At the movie’s end, Pattinson’s character and his daughter decide to fly their ship into a black hole together. Despite the fact that this very same action resulted in the gruesome spaghettification of Mia Goth’s character, the characters’ body language indicate that this decision is a tender one made mutually; it in fact feels like the culmination of the relationship between the man and his now-teenaged daughter, which, over the course of the movie, develops from its initial basis on Pattinson’s protection into a much richer, more collaborative experience. Unlike any other characters in the movie, these two have managed to create a relationship based on their care for one another: on a shared framework centered on the collective preservation of human life – in other words, a community. Whereas the rest of the characters toiled in their own isolated paradigms of meaning, these two have created a construct in which they can both exist and respect each other. It is, as all communities are, a social construct irrespective of any sort of any objective or biological truth, but it’s only through collective constructs that any ethics can exist at all. If enough individuals adopt a framework that values other human life, then an ethical paradigm is born, and humanity’s quest for meaning escapes the dead-end of the grave because the collective ethics transcend any one biological life. The care for others (dare I say it – love) supersedes death.

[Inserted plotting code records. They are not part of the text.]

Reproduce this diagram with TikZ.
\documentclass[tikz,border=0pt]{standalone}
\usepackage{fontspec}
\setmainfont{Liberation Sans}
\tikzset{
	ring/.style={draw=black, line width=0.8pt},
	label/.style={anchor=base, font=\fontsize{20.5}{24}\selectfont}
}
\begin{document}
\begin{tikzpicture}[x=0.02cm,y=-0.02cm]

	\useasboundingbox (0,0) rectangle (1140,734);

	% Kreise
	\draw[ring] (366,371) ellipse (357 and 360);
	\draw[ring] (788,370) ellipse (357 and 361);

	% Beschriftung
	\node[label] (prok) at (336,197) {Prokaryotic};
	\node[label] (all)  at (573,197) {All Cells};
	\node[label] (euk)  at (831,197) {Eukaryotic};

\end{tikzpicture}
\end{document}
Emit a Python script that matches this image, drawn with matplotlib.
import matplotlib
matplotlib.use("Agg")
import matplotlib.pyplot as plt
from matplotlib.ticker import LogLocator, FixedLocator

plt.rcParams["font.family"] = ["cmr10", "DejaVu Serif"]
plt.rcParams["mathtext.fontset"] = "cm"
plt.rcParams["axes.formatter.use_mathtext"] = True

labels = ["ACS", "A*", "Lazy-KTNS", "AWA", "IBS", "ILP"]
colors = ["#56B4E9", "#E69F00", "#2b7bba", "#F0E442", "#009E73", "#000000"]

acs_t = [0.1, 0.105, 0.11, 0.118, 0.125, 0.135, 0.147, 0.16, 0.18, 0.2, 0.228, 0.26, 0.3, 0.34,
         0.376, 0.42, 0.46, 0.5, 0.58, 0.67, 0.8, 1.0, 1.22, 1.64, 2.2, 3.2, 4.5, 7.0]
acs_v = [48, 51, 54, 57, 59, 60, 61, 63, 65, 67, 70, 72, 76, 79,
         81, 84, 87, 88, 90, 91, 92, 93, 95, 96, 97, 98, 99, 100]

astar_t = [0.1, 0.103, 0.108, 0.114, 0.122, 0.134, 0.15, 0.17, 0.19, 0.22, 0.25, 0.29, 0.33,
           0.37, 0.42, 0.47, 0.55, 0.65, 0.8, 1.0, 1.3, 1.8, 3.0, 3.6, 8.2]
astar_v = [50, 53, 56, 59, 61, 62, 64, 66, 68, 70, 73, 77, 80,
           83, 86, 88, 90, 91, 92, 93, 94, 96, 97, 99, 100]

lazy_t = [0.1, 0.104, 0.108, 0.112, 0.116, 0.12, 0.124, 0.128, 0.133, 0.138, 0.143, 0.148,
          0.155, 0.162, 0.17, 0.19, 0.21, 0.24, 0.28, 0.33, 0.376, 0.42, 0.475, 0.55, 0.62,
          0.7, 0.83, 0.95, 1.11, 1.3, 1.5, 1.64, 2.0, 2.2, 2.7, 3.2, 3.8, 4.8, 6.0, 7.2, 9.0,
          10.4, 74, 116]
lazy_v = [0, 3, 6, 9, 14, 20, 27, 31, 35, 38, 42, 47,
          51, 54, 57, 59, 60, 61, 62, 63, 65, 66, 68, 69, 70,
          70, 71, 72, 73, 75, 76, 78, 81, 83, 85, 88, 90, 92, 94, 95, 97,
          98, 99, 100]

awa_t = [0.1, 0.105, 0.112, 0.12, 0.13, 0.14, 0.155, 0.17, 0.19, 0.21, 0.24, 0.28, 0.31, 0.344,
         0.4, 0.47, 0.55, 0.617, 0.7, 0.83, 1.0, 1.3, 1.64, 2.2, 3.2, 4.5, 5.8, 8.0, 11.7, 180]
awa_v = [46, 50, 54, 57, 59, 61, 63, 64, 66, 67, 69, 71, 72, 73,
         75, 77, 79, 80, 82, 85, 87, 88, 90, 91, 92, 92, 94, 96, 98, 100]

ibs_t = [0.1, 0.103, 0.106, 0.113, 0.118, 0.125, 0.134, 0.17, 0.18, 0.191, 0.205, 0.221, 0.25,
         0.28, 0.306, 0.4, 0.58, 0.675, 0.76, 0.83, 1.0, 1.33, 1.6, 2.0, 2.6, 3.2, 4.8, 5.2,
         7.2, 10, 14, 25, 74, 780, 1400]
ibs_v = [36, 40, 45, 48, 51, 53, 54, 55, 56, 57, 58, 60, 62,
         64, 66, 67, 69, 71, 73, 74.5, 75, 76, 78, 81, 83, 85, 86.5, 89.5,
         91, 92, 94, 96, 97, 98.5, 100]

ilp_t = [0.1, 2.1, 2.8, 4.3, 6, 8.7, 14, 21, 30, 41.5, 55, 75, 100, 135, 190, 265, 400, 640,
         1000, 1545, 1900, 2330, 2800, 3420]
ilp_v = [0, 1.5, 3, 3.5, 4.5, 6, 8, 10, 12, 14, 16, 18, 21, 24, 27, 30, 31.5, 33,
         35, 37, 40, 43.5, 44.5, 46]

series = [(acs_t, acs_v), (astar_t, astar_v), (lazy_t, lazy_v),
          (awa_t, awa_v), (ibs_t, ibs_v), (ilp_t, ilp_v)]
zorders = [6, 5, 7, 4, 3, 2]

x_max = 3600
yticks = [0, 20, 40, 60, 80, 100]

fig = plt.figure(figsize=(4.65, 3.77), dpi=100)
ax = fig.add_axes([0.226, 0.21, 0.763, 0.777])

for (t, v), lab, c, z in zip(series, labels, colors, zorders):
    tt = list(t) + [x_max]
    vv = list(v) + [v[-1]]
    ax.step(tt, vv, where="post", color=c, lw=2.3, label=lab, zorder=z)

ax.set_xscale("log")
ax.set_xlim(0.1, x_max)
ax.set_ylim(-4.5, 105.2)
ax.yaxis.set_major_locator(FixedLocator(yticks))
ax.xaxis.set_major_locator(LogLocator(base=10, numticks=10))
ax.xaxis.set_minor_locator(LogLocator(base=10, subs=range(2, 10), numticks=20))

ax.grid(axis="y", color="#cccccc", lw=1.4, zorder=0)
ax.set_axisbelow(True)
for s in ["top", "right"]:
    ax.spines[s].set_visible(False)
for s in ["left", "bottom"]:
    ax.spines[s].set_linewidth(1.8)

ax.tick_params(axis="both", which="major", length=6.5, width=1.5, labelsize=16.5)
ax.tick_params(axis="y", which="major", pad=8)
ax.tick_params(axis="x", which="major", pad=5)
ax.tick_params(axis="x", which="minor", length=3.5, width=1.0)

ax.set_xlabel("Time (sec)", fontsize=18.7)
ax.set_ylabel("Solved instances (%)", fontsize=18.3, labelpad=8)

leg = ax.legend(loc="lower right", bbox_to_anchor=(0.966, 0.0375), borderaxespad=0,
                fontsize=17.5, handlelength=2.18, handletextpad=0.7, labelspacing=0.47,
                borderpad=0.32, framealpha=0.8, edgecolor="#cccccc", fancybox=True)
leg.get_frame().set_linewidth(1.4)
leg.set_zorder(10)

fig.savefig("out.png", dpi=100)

Haters may hate, but Interstellar said it best: “Love transcends time and space.”
Like Interstellar, High Life literalizes this idea. Alone, the black hole destroyed Mia Goth’s character, but as a collective, the father and daughter are able to pass through not just unscathed but reborn: on the other side of the black hole, their spaceship and spacesuits have disappeared along with the entirety of the physical world. These protective devices are, of course, what has preserved their biological life, so with them gone, the two have effectively transcended the fight for survival and therefore their biology as a whole. Are they actually inside the black hole? Have they died and entered the afterlife? Is this a final projection of meaning onto the natural world by their dying brains? Is it somehow a tangible reality created from that meaning-projection? The movie is unclear on its answers to all these questions, but one thing is for sure: whatever it is that has happened to them, when the father takes the daughter’s hand and the two move together forward into the light, it matters.
If this is indeed existentialism by way of the myth of Prometheus, this final communal transcendence makes sense, since Prometheus’s story ends not (like Sisyphus’s) in eternal absurd repetition, but when Hercules arrives, shatters Prometheus’s chains, and takes his hand. To quote another existentialist, hell may be other people. But Claire Denis somewhat provocatively insists that heaven is others as well.